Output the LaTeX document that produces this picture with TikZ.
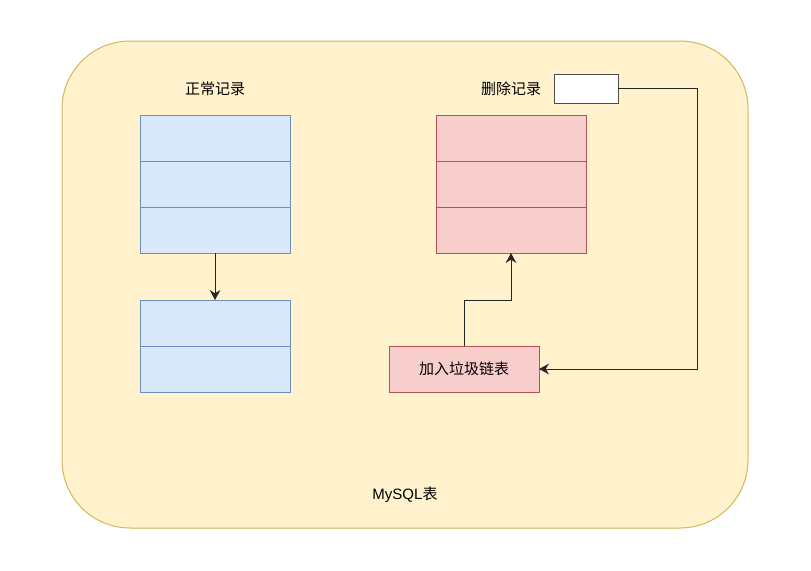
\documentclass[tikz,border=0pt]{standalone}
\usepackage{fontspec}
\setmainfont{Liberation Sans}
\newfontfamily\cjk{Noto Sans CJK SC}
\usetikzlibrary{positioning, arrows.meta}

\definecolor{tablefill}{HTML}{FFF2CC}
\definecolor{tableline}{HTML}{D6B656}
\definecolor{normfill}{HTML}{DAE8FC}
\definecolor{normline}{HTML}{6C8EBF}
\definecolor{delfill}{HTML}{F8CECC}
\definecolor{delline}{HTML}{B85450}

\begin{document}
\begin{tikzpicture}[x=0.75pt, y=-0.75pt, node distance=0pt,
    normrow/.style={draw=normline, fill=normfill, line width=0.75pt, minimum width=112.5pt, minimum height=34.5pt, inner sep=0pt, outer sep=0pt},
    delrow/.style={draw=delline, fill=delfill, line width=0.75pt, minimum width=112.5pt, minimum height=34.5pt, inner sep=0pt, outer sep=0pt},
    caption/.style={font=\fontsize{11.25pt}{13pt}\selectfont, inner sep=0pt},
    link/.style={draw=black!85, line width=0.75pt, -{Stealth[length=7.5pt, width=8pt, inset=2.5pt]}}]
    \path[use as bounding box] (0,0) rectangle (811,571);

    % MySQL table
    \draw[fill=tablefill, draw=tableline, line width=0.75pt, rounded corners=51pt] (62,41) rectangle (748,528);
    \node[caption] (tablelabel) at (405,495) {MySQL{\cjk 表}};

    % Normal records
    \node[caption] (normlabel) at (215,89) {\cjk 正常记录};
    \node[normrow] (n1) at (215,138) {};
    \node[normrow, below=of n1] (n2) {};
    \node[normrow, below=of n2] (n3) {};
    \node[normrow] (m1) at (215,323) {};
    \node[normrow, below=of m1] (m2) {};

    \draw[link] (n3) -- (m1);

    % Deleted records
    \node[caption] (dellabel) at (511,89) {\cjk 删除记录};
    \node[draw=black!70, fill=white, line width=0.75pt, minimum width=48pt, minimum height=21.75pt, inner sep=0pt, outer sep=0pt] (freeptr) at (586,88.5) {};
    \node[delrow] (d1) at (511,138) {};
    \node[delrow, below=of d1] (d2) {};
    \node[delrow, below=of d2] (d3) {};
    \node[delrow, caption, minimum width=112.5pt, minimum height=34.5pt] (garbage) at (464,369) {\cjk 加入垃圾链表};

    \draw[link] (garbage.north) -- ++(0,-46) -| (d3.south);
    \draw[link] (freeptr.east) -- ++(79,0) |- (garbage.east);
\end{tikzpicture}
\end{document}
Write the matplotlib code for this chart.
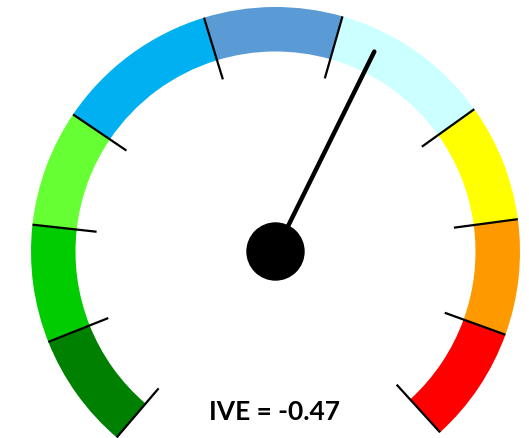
===
- [What you should do]:
Leave the pictures out and please restate exactly the lines running from the start of the material through the one with "(0,0) rectangle (811,571);".

- [Answer]:
Output the LaTeX document that produces this picture with TikZ.
\documentclass[tikz,border=0pt]{standalone}
\usepackage{fontspec}
\setmainfont{Liberation Sans}
\newfontfamily\cjk{Noto Sans CJK SC}
\usetikzlibrary{positioning, arrows.meta}

\definecolor{tablefill}{HTML}{FFF2CC}
\definecolor{tableline}{HTML}{D6B656}
\definecolor{normfill}{HTML}{DAE8FC}
\definecolor{normline}{HTML}{6C8EBF}
\definecolor{delfill}{HTML}{F8CECC}
\definecolor{delline}{HTML}{B85450}

\begin{document}
\begin{tikzpicture}[x=0.75pt, y=-0.75pt, node distance=0pt,
    normrow/.style={draw=normline, fill=normfill, line width=0.75pt, minimum width=112.5pt, minimum height=34.5pt, inner sep=0pt, outer sep=0pt},
    delrow/.style={draw=delline, fill=delfill, line width=0.75pt, minimum width=112.5pt, minimum height=34.5pt, inner sep=0pt, outer sep=0pt},
    caption/.style={font=\fontsize{11.25pt}{13pt}\selectfont, inner sep=0pt},
    link/.style={draw=black!85, line width=0.75pt, -{Stealth[length=7.5pt, width=8pt, inset=2.5pt]}}]
    \path[use as bounding box] (0,0) rectangle (811,571);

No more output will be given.